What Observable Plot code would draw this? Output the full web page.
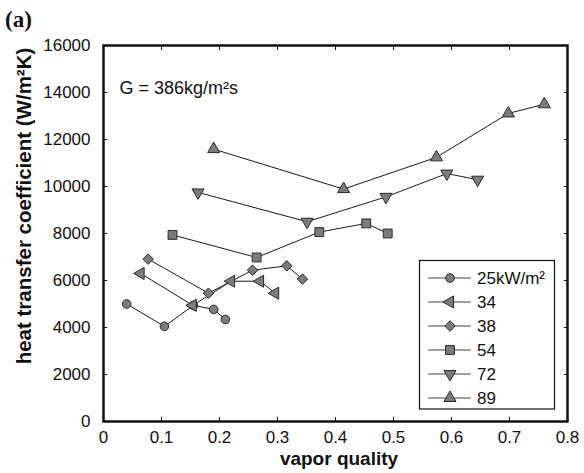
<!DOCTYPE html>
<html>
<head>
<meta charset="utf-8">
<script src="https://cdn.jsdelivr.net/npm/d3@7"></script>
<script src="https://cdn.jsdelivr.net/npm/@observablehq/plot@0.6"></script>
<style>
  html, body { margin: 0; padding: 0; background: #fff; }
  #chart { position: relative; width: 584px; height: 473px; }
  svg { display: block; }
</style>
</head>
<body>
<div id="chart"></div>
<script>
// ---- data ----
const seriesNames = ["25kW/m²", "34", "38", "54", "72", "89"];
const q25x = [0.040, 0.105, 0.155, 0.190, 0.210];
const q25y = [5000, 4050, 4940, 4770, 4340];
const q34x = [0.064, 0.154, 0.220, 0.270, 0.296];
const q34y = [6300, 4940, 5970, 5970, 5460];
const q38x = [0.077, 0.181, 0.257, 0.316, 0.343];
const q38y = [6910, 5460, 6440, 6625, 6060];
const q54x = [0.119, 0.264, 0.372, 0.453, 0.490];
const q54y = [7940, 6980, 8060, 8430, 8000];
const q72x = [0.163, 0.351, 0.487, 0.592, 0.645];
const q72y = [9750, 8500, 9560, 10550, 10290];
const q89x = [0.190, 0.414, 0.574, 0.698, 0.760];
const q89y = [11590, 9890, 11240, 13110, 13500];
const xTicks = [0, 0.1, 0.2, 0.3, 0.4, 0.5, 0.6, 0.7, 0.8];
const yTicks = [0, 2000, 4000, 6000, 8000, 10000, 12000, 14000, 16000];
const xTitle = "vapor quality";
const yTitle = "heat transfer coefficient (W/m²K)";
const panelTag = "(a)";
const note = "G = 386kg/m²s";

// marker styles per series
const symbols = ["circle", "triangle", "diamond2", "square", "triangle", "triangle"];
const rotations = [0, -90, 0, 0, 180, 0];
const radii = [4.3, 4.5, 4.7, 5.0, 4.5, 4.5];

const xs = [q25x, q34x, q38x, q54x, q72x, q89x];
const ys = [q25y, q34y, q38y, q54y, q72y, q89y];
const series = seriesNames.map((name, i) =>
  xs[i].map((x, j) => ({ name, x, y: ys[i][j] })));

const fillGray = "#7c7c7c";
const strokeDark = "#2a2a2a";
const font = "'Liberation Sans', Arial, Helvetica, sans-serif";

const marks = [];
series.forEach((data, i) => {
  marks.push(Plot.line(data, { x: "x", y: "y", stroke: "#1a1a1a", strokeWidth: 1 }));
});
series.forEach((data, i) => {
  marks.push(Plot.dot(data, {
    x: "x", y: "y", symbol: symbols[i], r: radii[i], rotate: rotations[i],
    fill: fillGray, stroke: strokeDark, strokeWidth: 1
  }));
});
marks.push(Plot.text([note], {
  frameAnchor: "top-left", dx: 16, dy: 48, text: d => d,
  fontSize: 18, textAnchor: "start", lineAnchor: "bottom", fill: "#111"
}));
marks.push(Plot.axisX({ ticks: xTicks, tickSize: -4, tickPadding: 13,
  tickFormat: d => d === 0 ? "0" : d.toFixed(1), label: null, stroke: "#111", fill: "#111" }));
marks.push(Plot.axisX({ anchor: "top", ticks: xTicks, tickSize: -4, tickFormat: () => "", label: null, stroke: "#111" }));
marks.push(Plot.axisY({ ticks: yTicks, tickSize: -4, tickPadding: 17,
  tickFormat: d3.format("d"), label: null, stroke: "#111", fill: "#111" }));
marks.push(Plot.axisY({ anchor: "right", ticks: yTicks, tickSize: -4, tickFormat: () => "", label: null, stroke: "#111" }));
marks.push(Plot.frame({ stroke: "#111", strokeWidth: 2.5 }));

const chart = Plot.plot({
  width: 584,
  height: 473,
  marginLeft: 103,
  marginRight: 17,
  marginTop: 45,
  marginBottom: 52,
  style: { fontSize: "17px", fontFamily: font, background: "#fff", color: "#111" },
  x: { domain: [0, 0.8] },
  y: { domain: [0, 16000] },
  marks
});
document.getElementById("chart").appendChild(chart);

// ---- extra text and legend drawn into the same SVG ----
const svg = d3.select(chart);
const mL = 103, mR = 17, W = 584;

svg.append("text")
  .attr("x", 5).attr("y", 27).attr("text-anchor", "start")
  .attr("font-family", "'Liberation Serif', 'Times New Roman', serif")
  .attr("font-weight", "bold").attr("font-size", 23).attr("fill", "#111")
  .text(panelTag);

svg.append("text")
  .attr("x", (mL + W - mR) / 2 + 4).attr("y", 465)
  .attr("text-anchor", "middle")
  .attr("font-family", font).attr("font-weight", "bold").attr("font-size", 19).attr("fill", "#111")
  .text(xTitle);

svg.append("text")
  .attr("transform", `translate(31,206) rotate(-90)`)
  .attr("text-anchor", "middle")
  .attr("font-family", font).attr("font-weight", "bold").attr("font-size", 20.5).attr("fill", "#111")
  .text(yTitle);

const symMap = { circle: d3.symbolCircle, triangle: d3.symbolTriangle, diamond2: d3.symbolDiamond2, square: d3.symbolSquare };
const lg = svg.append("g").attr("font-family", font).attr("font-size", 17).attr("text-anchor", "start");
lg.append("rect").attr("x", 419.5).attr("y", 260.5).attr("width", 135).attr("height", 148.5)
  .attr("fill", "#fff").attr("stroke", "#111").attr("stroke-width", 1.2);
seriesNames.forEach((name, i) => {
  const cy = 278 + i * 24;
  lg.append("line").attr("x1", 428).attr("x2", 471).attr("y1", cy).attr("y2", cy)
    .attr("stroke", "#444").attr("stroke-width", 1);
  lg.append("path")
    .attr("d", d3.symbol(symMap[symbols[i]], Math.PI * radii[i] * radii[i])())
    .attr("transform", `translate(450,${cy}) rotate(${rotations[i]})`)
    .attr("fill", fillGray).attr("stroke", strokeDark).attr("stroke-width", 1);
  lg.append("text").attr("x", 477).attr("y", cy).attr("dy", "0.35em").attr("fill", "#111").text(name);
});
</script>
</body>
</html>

----

**AIM OF THE EXERCISE**. Exclude the pictures, and transcribe all of the material exactly.

**ANSWER TO THIS EXERCISE**.
What Observable Plot code would draw this? Output the full web page.
<!DOCTYPE html>
<html>
<head>
<meta charset="utf-8">
<script src="https://cdn.jsdelivr.net/npm/d3@7"></script>
<script src="https://cdn.jsdelivr.net/npm/@observablehq/plot@0.6"></script>
<style>
  html, body { margin: 0; padding: 0; background: #fff; }
  #chart { position: relative; width: 584px; height: 473px; }
  svg { display: block; }
</style>
</head>
<body>
<div id="chart"></div>
<script>
// ---- data ----
const seriesNames = ["25kW/m²", "34", "38", "54", "72", "89"];
const q25x = [0.040, 0.105, 0.155, 0.190, 0.210];
const q25y = [5000, 4050, 4940, 4770, 4340];
const q34x = [0.064, 0.154, 0.220, 0.270, 0.296];
const q34y = [6300, 4940, 5970, 5970, 5460];
const q38x = [0.077, 0.181, 0.257, 0.316, 0.343];
const q38y = [6910, 5460, 6440, 6625, 6060];
const q54x = [0.119, 0.264, 0.372, 0.453, 0.490];
const q54y = [7940, 6980, 8060, 8430, 8000];
const q72x = [0.163, 0.351, 0.487, 0.592, 0.645];
const q72y = [9750, 8500, 9560, 10550, 10290];
const q89x = [0.190, 0.414, 0.574, 0.698, 0.760];
const q89y = [11590, 9890, 11240, 13110, 13500];
const xTicks = [0, 0.1, 0.2, 0.3, 0.4, 0.5, 0.6, 0.7, 0.8];
const yTicks = [0, 2000, 4000, 6000, 8000, 10000, 12000, 14000, 16000];
const xTitle = "vapor quality";
const yTitle = "heat transfer coefficient (W/m²K)";
const panelTag = "(a)";
const note = "G = 386kg/m²s";

// marker styles per series
const symbols = ["circle", "triangle", "diamond2", "square", "triangle", "triangle"];
const rotations = [0, -90, 0, 0, 180, 0];
const radii = [4.3, 4.5, 4.7, 5.0, 4.5, 4.5];

const xs = [q25x, q34x, q38x, q54x, q72x, q89x];
const ys = [q25y, q34y, q38y, q54y, q72y, q89y];
const series = seriesNames.map((name, i) =>
  xs[i].map((x, j) => ({ name, x, y: ys[i][j] })));

const fillGray = "#7c7c7c";
const strokeDark = "#2a2a2a";
const font = "'Liberation Sans', Arial, Helvetica, sans-serif";

const marks = [];
series.forEach((data, i) => {
  marks.push(Plot.line(data, { x: "x", y: "y", stroke: "#1a1a1a", strokeWidth: 1 }));
});
series.forEach((data, i) => {
  marks.push(Plot.dot(data, {
    x: "x", y: "y", symbol: symbols[i], r: radii[i], rotate: rotations[i],
    fill: fillGray, stroke: strokeDark, strokeWidth: 1
  }));
});
marks.push(Plot.text([note], {
  frameAnchor: "top-left", dx: 16, dy: 48, text: d => d,
  fontSize: 18, textAnchor: "start", lineAnchor: "bottom", fill: "#111"
}));
marks.push(Plot.axisX({ ticks: xTicks, tickSize: -4, tickPadding: 13,
  tickFormat: d => d === 0 ? "0" : d.toFixed(1), label: null, stroke: "#111", fill: "#111" }));
marks.push(Plot.axisX({ anchor: "top", ticks: xTicks, tickSize: -4, tickFormat: () => "", label: null, stroke: "#111" }));
marks.push(Plot.axisY({ ticks: yTicks, tickSize: -4, tickPadding: 17,
  tickFormat: d3.format("d"), label: null, stroke: "#111", fill: "#111" }));
marks.push(Plot.axisY({ anchor: "right", ticks: yTicks, tickSize: -4, tickFormat: () => "", label: null, stroke: "#111" }));
marks.push(Plot.frame({ stroke: "#111", strokeWidth: 2.5 }));

const chart = Plot.plot({
  width: 584,
  height: 473,
  marginLeft: 103,
  marginRight: 17,
  marginTop: 45,
  marginBottom: 52,
  style: { fontSize: "17px", fontFamily: font, background: "#fff", color: "#111" },
  x: { domain: [0, 0.8] },
  y: { domain: [0, 16000] },
  marks
});
document.getElementById("chart").appendChild(chart);

// ---- extra text and legend drawn into the same SVG ----
const svg = d3.select(chart);
const mL = 103, mR = 17, W = 584;

svg.append("text")
  .attr("x", 5).attr("y", 27).attr("text-anchor", "start")
  .attr("font-family", "'Liberation Serif', 'Times New Roman', serif")
  .attr("font-weight", "bold").attr("font-size", 23).attr("fill", "#111")
  .text(panelTag);

svg.append("text")
  .attr("x", (mL + W - mR) / 2 + 4).attr("y", 465)
  .attr("text-anchor", "middle")
  .attr("font-family", font).attr("font-weight", "bold").attr("font-size", 19).attr("fill", "#111")
  .text(xTitle);

svg.append("text")
  .attr("transform", `translate(31,206) rotate(-90)`)
  .attr("text-anchor", "middle")
  .attr("font-family", font).attr("font-weight", "bold").attr("font-size", 20.5).attr("fill", "#111")
  .text(yTitle);

const symMap = { circle: d3.symbolCircle, triangle: d3.symbolTriangle, diamond2: d3.symbolDiamond2, square: d3.symbolSquare };
const lg = svg.append("g").attr("font-family", font).attr("font-size", 17).attr("text-anchor", "start");
lg.append("rect").attr("x", 419.5).attr("y", 260.5).attr("width", 135).attr("height", 148.5)
  .attr("fill", "#fff").attr("stroke", "#111").attr("stroke-width", 1.2);
seriesNames.forEach((name, i) => {
  const cy = 278 + i * 24;
  lg.append("line").attr("x1", 428).attr("x2", 471).attr("y1", cy).attr("y2", cy)
    .attr("stroke", "#444").attr("stroke-width", 1);
  lg.append("path")
    .attr("d", d3.symbol(symMap[symbols[i]], Math.PI * radii[i] * radii[i])())
    .attr("transform", `translate(450,${cy}) rotate(${rotations[i]})`)
    .attr("fill", fillGray).attr("stroke", strokeDark).attr("stroke-width", 1);
  lg.append("text").attr("x", 477).attr("y", cy).attr("dy", "0.35em").attr("fill", "#111").text(name);
});
</script>
</body>
</html>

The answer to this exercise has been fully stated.